Thirty years later the United Nations voted in favor of partitioning Palestine into two states—Jewish and Arab—with mutual economic interests, and of internationalizing Jerusalem. As a result, Palestinian Arab forces attacked the Jewish community. The following May (1948), David Ben-Gurion declared the establishment of the State of Israel, and five Arab armies immediately invaded. The eventual ceasefire meant an increase in territory for Israel beyond the partition resolution, with Jerusalem divided between Jordan and Israel.
This was the situation that changed dramatically in the ’67 war. Israel’s sweeping victory gave them control over all of Jerusalem, the West Bank, the Golan Heights, the Sinai and Gaza. For Israelis, the capture of East Jerusalem meant access for the first time in 19 years to Judaism’s most revered site, the Western/Wailing Wall of the first-century temple’s enclosure. Even the nonreligious became religious that day. The capture of the Temple Mount catalyzed the desire in many to make something profoundly religious out of the otherwise military and political. Israeli defense minister and avowed secularist Moshe Dayan announced, “We have returned to all that is holy in our land. We have returned never to be parted from it again.”
Immediate orders were given for the clearing of Arab houses adjacent to the Western Wall. The work was accomplished in 24 hours: contractors hired by the Israeli government and Jerusalem mayor Teddy Kollek destroyed more than 135 houses in the Mughrabi district and dispossessed almost 1,000 Palestinians. At the same time they drove out Palestinian residents of the Old City’s Jewish Quarter, who had taken refuge there in 1948 after losing their homes in West Jerusalem. It is estimated that five to six hundred Palestinian families lost their homes in the Old City following the 1967 war. Dayan announced that he would like to go further and bulldoze a road through the hills, wide enough to allow “every Jew in the world to reach the Western Wall.”
In the 50 years since then, Israel has steadily built more and more on disputed territory. According to the Israeli movement Peace Now, by 2015 the West Bank had 131 officially established Israeli settlements outside East Jerusalem and a settler population that had risen from zero to more than 385,000 since 1967. Beginning in the 1990s, Israelis created an additional 97 settler outposts without government permission (and therefore illegal according to Israeli law). In East Jerusalem, there are now 12 Israeli neighborhoods and a further 13 Israeli settlements within Palestinian neighborhoods. In all, 200,000 Israelis live in East Jerusalem.
“The Six Day War was labelled ‘the Jewish War,’ and with good reason, for the old Jewish spirit within us was roused like a ghost.”
Despite many attempts to negotiate a peace agreement, Israelis and Palestinians are locked in an impasse, with the Palestinians continually losing ground.

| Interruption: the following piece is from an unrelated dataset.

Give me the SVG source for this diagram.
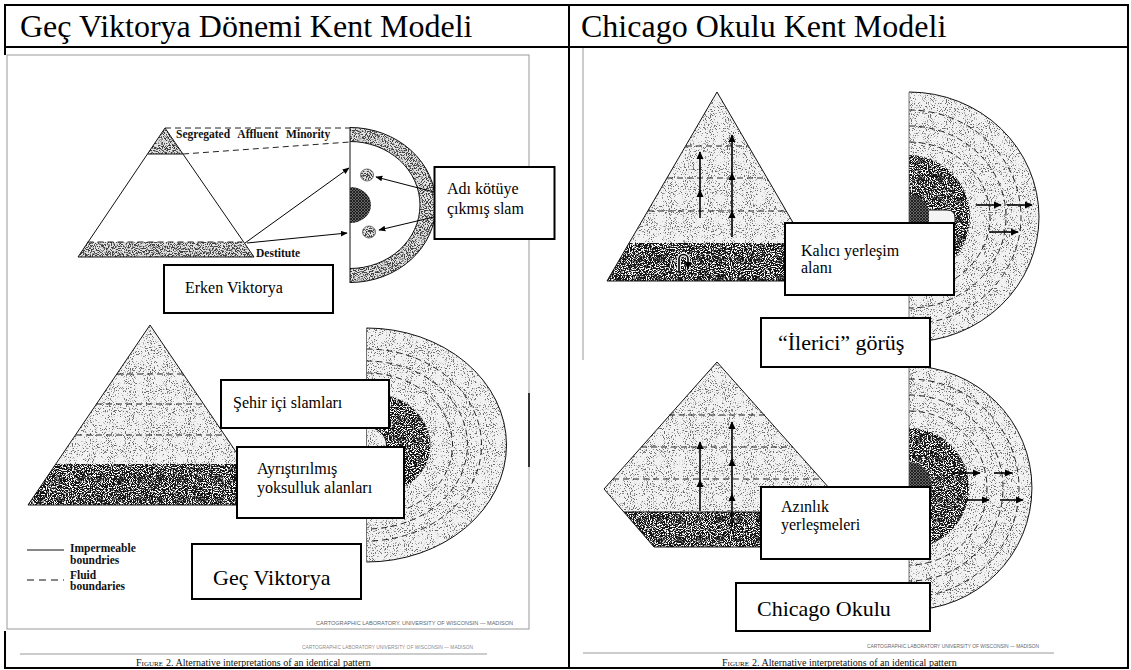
<svg xmlns="http://www.w3.org/2000/svg" width="1131" height="670" viewBox="0 0 1131 670">
<style>
.hdr{font-family:"Liberation Serif",serif;font-size:32px;fill:#000}
.lbl{font-family:"Liberation Serif",serif;font-size:16px;fill:#000}
.big{font-family:"Liberation Serif",serif;font-size:22px;fill:#000}
.fig{font-family:"Liberation Serif",serif;font-weight:bold;font-size:11.5px;fill:#111}
.cap{font-family:"Liberation Sans",sans-serif;font-size:6px;fill:#666}
.capt{font-family:"Liberation Serif",serif;font-size:10px;fill:#111}
.box{fill:#fff;stroke:#000;stroke-width:2}
.dash{fill:none;stroke:#222;stroke-width:1;stroke-dasharray:6 4}
.edge{fill:none;stroke:#111;stroke-width:1}
.thin{fill:none;stroke:#555;stroke-width:0.8}
.gray{fill:none;stroke:#999;stroke-width:1}
.tb{stroke:#000;stroke-width:2;fill:none}
.conn{stroke:#000;stroke-width:1;fill:none;marker-end:url(#ah)}
.conn2{stroke:#000;stroke-width:1.6;fill:none;marker-end:url(#ah2)}
.halo{stroke:#eee;stroke-width:4;fill:none}
.lt{fill:#f2f2f2;filter:url(#fLight)}
.md{fill:#e2e2e2;filter:url(#fMed)}
.dk{fill:#ffffff;filter:url(#fDark)}
.hat{fill:url(#hatch)}
</style>
<defs>
<marker id="ah" viewBox="0 0 10 10" refX="9" refY="5" markerWidth="7" markerHeight="7" orient="auto" markerUnits="userSpaceOnUse"><path d="M0,1 L10,5 L0,9 Z" fill="#000"/></marker>
<marker id="ah2" viewBox="0 0 10 10" refX="9" refY="5" markerWidth="8" markerHeight="8" orient="auto" markerUnits="userSpaceOnUse"><path d="M0,0.5 L10,5 L0,9.5 Z" fill="#000"/></marker>
<pattern id="hatch" width="3" height="3" patternUnits="userSpaceOnUse"><rect width="3" height="3" fill="#666"/><path d="M0,0 L3,3 M3,0 L0,3" stroke="#111" stroke-width="0.8"/></pattern>
<filter id="fLight" color-interpolation-filters="sRGB">
<feTurbulence type="fractalNoise" baseFrequency="0.95" numOctaves="2" seed="4" result="n"/>
<feColorMatrix in="n" type="matrix" values="0 0 0 0 0.42  0 0 0 0 0.42  0 0 0 0 0.42  9 0 0 0 -5.2" result="d"/>
<feComposite in="d" in2="SourceGraphic" operator="in" result="dc"/>
<feMerge><feMergeNode in="SourceGraphic"/><feMergeNode in="dc"/></feMerge>
</filter>
<filter id="fMed" color-interpolation-filters="sRGB">
<feTurbulence type="fractalNoise" baseFrequency="0.95" numOctaves="2" seed="7" result="n"/>
<feColorMatrix in="n" type="matrix" values="0 0 0 0 0.25  0 0 0 0 0.25  0 0 0 0 0.25  8 0 0 0 -3.8" result="d"/>
<feComposite in="d" in2="SourceGraphic" operator="in" result="dc"/>
<feMerge><feMergeNode in="SourceGraphic"/><feMergeNode in="dc"/></feMerge>
</filter>
<filter id="fDark" color-interpolation-filters="sRGB">
<feTurbulence type="fractalNoise" baseFrequency="0.95" numOctaves="2" seed="11" result="n"/>
<feColorMatrix in="n" type="matrix" values="0 0 0 0 0.08  0 0 0 0 0.08  0 0 0 0 0.08  8 0 0 0 -3.1" result="d"/>
<feComposite in="d" in2="SourceGraphic" operator="in" result="dc"/>
<feMerge><feMergeNode in="SourceGraphic"/><feMergeNode in="dc"/></feMerge>
</filter>
</defs>
<rect width="1131" height="670" fill="#fff"/>

<g id="headers">
<text class="hdr" x="20" y="37">Geç Viktorya Dönemi Kent Modeli</text>
<text class="hdr" x="581" y="37">Chicago Okulu Kent Modeli</text>
</g>

<g id="left-frame">
<rect x="7" y="55" width="522" height="574" fill="#fff" stroke="#999" stroke-width="1"/>
<line x1="529" y1="393" x2="529" y2="467" stroke="#000" stroke-width="1.5"/>
<text class="cap" x="316" y="625" textLength="197" lengthAdjust="spacingAndGlyphs">CARTOGRAPHIC LABORATORY. UNIVERSITY OF WISCONSIN — MADISON</text>
<text class="cap" x="302" y="649" textLength="171" lengthAdjust="spacingAndGlyphs" fill-opacity="0.8">CARTOGRAPHIC LABORATORY UNIVERSITY OF WISCONSIN — MADISON</text>
<line x1="20" y1="654" x2="487" y2="654" class="gray"/>
<text class="capt" x="136" y="666" font-variant="small-caps">Figure</text>
<text class="capt" x="166" y="666">2. Alternative interpretations of an identical pattern</text>
</g>

<g id="right-frame">
<line x1="583" y1="48" x2="583" y2="360" class="gray"/>
<text class="cap" x="867" y="648" textLength="172" lengthAdjust="spacingAndGlyphs">CARTOGRAPHIC LABORATORY UNIVERSITY OF WISCONSIN — MADISON</text>
<line x1="583" y1="653" x2="1054" y2="653" class="gray"/>
<text class="capt" x="722" y="666" font-variant="small-caps">Figure</text>
<text class="capt" x="752" y="666">2. Alternative interpretations of an identical pattern</text>
</g>

<!-- Erken Viktorya figure -->
<g id="erken-pyramid">
<path class="md" d="M165,128 L147.5,154 L182.7,154 Z"/>
<path class="md" d="M87.5,242 L242.5,242 L254,257 L78,257 Z"/>
<path class="edge" d="M165,128 L78,257 L254,257 Z"/>
<line class="edge" x1="147.5" y1="154" x2="182.7" y2="154"/>
<line class="dash" x1="87.5" y1="242" x2="242.5" y2="242"/>
<text class="fig" x="176" y="138" word-spacing="5">Segregated Affluent Minority</text>
<text class="fig" x="256" y="257">Destitute</text>
</g>
<g id="erken-city">
<path class="md" d="M350,127.5 A86,77.5 0 0 1 350,282.5 L350,268.5 A70,63.5 0 0 0 350,141.5 Z"/>
<path class="edge" d="M350,127.5 A86,77.5 0 0 1 350,282.5 M350,268.5 A70,63.5 0 0 0 350,141.5"/>
<line class="edge" x1="350" y1="127" x2="350" y2="283" stroke-width="1.5"/>
<path class="hat" d="M350,187 A21,18 0 0 1 350,223 Z"/>
<ellipse class="md" cx="367" cy="175" rx="6.5" ry="6"/>
<ellipse class="md" cx="369" cy="232" rx="6.5" ry="6"/>
<ellipse class="thin" cx="367" cy="175" rx="6.5" ry="6" stroke="#999"/>
<ellipse class="thin" cx="369" cy="232" rx="6.5" ry="6" stroke="#999"/>
<line class="dash" x1="165" y1="128" x2="350" y2="128"/>
<line class="dash" x1="183" y1="154" x2="350" y2="142"/>
</g>

<!-- Geç Viktorya figure -->
<g id="gec-pyramid">
<path class="lt" d="M150,325 L28,505 L272,505 Z"/>
<path class="dk" d="M55.8,464 L244.2,464 L272,505 L28,505 Z"/>
<path class="edge" d="M150,325 L28,505 L272,505 Z" stroke-width="0.8"/>
<line class="dash" x1="117" y1="374" x2="183" y2="374"/>
<line class="dash" x1="96" y1="404" x2="204" y2="404"/>
<line class="dash" x1="76" y1="435" x2="224" y2="435"/>
</g>
<g id="gec-city">
<path class="lt" d="M366.5,328 A140,117 0 0 1 366.5,562 Z"/>
<path class="dk" d="M366.5,392 A64,53 0 0 1 366.5,498 L366.5,463 A20,18 0 0 0 366.5,427 Z"/>
<path class="edge" d="M366.5,427 A20,18 0 0 1 366.5,463" stroke-width="0.8"/>
<path class="dash" d="M366.5,349 A115,96 0 0 1 366.5,541"/>
<path class="dash" d="M366.5,361 A101,84 0 0 1 366.5,529"/>
<path class="dash" d="M366.5,373 A86,72 0 0 1 366.5,517"/>
<path class="edge" d="M366.5,328 A140,117 0 0 1 366.5,562" stroke-width="0.8"/>
<line class="thin" x1="366.5" y1="328" x2="366.5" y2="562"/>
</g>
<g id="legend">
<line x1="27" y1="550" x2="64" y2="550" stroke="#111" stroke-width="1.2"/>
<text class="fig" x="70" y="552">Impermeable</text>
<text class="fig" x="70" y="564">boundries</text>
<line x1="27" y1="580" x2="64" y2="580" stroke="#111" stroke-width="1.2" stroke-dasharray="7 5"/>
<text class="fig" x="70" y="579">Fluid</text>
<text class="fig" x="70" y="590">boundaries</text>
</g>

<!-- Chicago top figure -->
<g id="ilerici-pyramid">
<path class="lt" d="M717,92 L607,281 L827,281 Z"/>
<path class="dk" d="M629,243 L805,243 L827,281 L607,281 Z"/>
<path class="edge" d="M717,92 L607,281 L827,281 Z" stroke-width="0.8"/>
<line class="dash" x1="686" y1="146" x2="748" y2="146"/>
<line class="dash" x1="667" y1="178" x2="767" y2="178"/>
<line class="dash" x1="648" y1="211" x2="786" y2="211"/>
</g>
<g id="ilerici-city">
<path class="lt" d="M909,92 A130,125 0 0 1 909,342 Z"/>
<path class="dk" d="M909,155 A61,62 0 0 1 909,279 Z"/>
<path class="hat" d="M909,195 A21,22 0 0 1 909,239 Z"/>
<path d="M929,210 L947,210 Q955,210 955,218 L955,226 L929,226" fill="#f4f4f4" stroke="#111" stroke-width="1"/>
<path class="dash" d="M909,110 A112,107 0 0 1 909,324"/>
<path class="dash" d="M909,126 A97,91 0 0 1 909,308"/>
<path class="dash" d="M909,142 A81,75 0 0 1 909,292"/>
<path class="edge" d="M909,92 A130,125 0 0 1 909,342" stroke-width="0.8"/>
<line class="thin" x1="909" y1="92" x2="909" y2="342"/>
</g>

<!-- Chicago bottom figure -->
<g id="chicago-pyramid">
<path class="lt" d="M717,362 L604,489 L654,547 L780,547 L830,489 Z"/>
<path class="dk" d="M624,512 L810,512 L780,547 L654,547 Z"/>
<path class="edge" d="M717,362 L604,489 L654,547 L780,547 L830,489 Z" stroke-width="0.8"/>
<line class="edge" x1="624" y1="512" x2="810" y2="512"/>
<line class="dash" x1="669" y1="415" x2="765" y2="415"/>
<line class="dash" x1="641" y1="447" x2="793" y2="447"/>
<line class="dash" x1="613" y1="479" x2="821" y2="479"/>
</g>
<g id="chicago-city">
<path class="lt" d="M909,366 A123,122 0 0 1 909,610 Z"/>
<path class="dk" d="M909,428 A60,60 0 0 1 909,548 Z"/>
<path class="hat" d="M909,462 A23,26 0 0 1 909,514 Z"/>
<path class="dash" d="M909,379 A110,109 0 0 1 909,597"/>
<path class="dash" d="M909,395 A94,93 0 0 1 909,581"/>
<path class="dash" d="M909,411 A78,77 0 0 1 909,565"/>
<path class="edge" d="M909,366 A123,122 0 0 1 909,610" stroke-width="0.8"/>
<line class="thin" x1="909" y1="366" x2="909" y2="610"/>
</g>

<g id="connectors">
<line class="conn" x1="434" y1="192" x2="376" y2="177"/>
<line class="conn" x1="434" y1="217" x2="379" y2="230"/>
<line class="conn" x1="245" y1="243" x2="349" y2="168"/>
<line class="conn" x1="247" y1="243" x2="347" y2="233"/>
<line class="conn2" x1="700" y1="218" x2="700" y2="190"/>
<line class="conn2" x1="700" y1="190" x2="700" y2="152"/>
<line class="conn2" x1="732" y1="237" x2="732" y2="211"/>
<line class="conn2" x1="732" y1="211" x2="732" y2="173"/>
<line class="conn2" x1="732" y1="173" x2="732" y2="135"/>
<path class="halo" d="M679,271 L679,259 A4.5,4.5 0 0 1 688,259 L688,269"/>
<path class="conn2" d="M679,271 L679,259 A4.5,4.5 0 0 1 688,259 L688,269"/>
<line class="conn2" x1="976" y1="205" x2="1001" y2="205"/>
<line class="conn2" x1="1007" y1="205" x2="1032" y2="205"/>
<line class="conn2" x1="989" y1="232" x2="1018" y2="232"/>
<line class="conn2" x1="700" y1="511" x2="700" y2="480"/>
<line class="conn2" x1="700" y1="480" x2="700" y2="442"/>
<line class="conn2" x1="732" y1="527" x2="732" y2="494"/>
<line class="conn2" x1="732" y1="494" x2="732" y2="459"/>
<line class="conn2" x1="732" y1="459" x2="732" y2="422"/>
<line class="conn2" x1="952" y1="473" x2="980" y2="473"/>
<line class="conn2" x1="994" y1="473" x2="1012" y2="473"/>
<line class="conn2" x1="965" y1="500" x2="989" y2="500"/>
<line class="conn2" x1="1000" y1="500" x2="1023" y2="500"/>
</g>

<g id="box-adi">
<rect class="box" x="434.5" y="167" width="120" height="72"/>
<text class="lbl" x="447" y="194" font-size="17">Adı kötüye</text>
<text class="lbl" x="447" y="214" font-size="17">çıkmış slam</text>
</g>
<g id="box-erken">
<rect class="box" x="164" y="265" width="169" height="48"/>
<text class="lbl" x="185" y="293">Erken Viktorya</text>
</g>
<g id="box-sehir">
<rect class="box" x="221" y="380" width="168" height="48"/>
<text class="lbl" x="233" y="408">Şehir içi slamları</text>
</g>
<g id="box-ayristirilmis">
<rect class="box" x="237" y="447" width="167" height="71"/>
<text class="lbl" x="257" y="474">Ayrıştırılmış</text>
<text class="lbl" x="257" y="493">yoksulluk alanları</text>
</g>
<g id="box-gec">
<rect class="box" x="192" y="544" width="169" height="55"/>
<text class="big" x="213" y="585">Geç Viktorya</text>
</g>
<g id="box-kalici">
<rect class="box" x="785" y="223" width="169" height="72"/>
<text class="lbl" x="801" y="256">Kalıcı yerleşim</text>
<text class="lbl" x="801" y="273">alanı</text>
</g>
<g id="box-ilerici">
<rect class="box" x="761" y="318" width="169" height="49"/>
<text class="big" x="778" y="350">“İlerici” görüş</text>
</g>
<g id="box-azinlik">
<rect class="box" x="761" y="487" width="169" height="72"/>
<text class="lbl" x="781" y="512">Azınlık</text>
<text class="lbl" x="781" y="530">yerleşmeleri</text>
</g>
<g id="box-chicago">
<rect class="box" x="736" y="583" width="194" height="48"/>
<text class="big" x="757" y="616">Chicago Okulu</text>
</g>

<g id="table">
<line class="tb" x1="4" y1="5" x2="1129" y2="5"/>
<line class="tb" x1="4" y1="47" x2="1129" y2="47"/>
<line class="tb" x1="4" y1="668" x2="1129" y2="668"/>
<line class="tb" x1="5" y1="4" x2="5" y2="55"/>
<line class="tb" x1="5" y1="631" x2="5" y2="669"/>
<line class="tb" x1="569" y1="4" x2="569" y2="669"/>
<line class="tb" x1="1128" y1="4" x2="1128" y2="669"/>
</g>
</svg>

The most critical issues remain the future border between two independent states; the right of Palestinian refugees to return to their homeland; defense and security; and the status of Jerusalem.
For a segment of American Protestantism, Israel’s triumph in the ’67 war was particularly meaningful. Support for the State of Israel among white Protestant evangelicals is based on their belief that the land was given by God to the Jews and that the existence of the modern-day state is a partial fulfillment of New Testament prophecy about the Second Coming. These ideas are based on the teachings of the 19th-century Anglo-Irish preacher John Nelson Darby, founder of the Plymouth Brethren and originator of dispensational theology. His ideas were later promoted by the Scofield Reference Bible and in more recent times by Hal Lindsey’s The Late Great Planet Earth and Tim LaHaye’s Left Behind series, based on the belief of the rapturing away of Christians before Christ’s return.
Dispensational doctrine—the belief that Bible prophecy requires the return of Jews to their land before the second coming of Christ—has led to dispensationalists being considered “Christian Zionists.” Because such evangelicals number in the millions, they are a significant electoral force in the United States. Accommodating their views on US support for the State of Israel thus becomes very important in any election cycle.
In the years following the Six-Day War, this did not go unnoticed by the Israeli Ministry of Tourism, which began to encourage tours of Israel by US church groups with dispensational beliefs; after all, a solid base of non-Jewish evangelical supporters within the United States could be of great service. Already forming into pro-Israel organizations, they began to raise funds for many projects—among them the emigration of Russian Jews to Israel, the support of West Bank settlements, and the funding of the Temple Institute with its goal of rebuilding a structure on the ancient mount in Jerusalem’s Old City. This activity in turn led to a realignment of Israel’s Washington DC lobbying group, AIPAC, with America’s political right wing. Thus politics and religion became intertwined in new ways following the events of six days in 1967.
Everything Changed, Nothing Changed
Some have noted that while those six days in June 1967 changed many things for many people, in another way nothing changed. Nothing changed in terms of resolving the Palestinian-Israeli impasse, nor in respect of human nature’s penchant for violence when its existence is challenged. Nothing changed in the worldwide entanglement of politics and religion. And setting the errors of dispensationalism aside, we may say that nothing changed in respect of what the Bible actually says about prophetic outcomes for all.
Judaism awaits its Messiah, Islam its Mahdi and Christianity the Second Coming. But what the Creator of all humanity promises for the future transcends all our narrow nationalisms and prejudices, our aggressions and hatreds. For all of us, the true seventh day of the Six-Day War is yet ahead: “He shall judge between the nations, and shall decide disputes for many peoples; and they shall beat their swords into plowshares, and their spears into pruning hooks; nation shall not lift up sword against nation, neither shall they learn war anymore” (Isaiah 2:4, English Standard Version).
In the meantime, for those who want to have a part in preparing for such a changed world, here’s the personal action plan from the same prophetic word: “He has shown you, O man, what is good; and what does the Lord require of you but to do justly, to love mercy, and to walk humbly with your God?” (Micah 6:8).
Who would not benefit now from practicing such fairness, mercy and humility?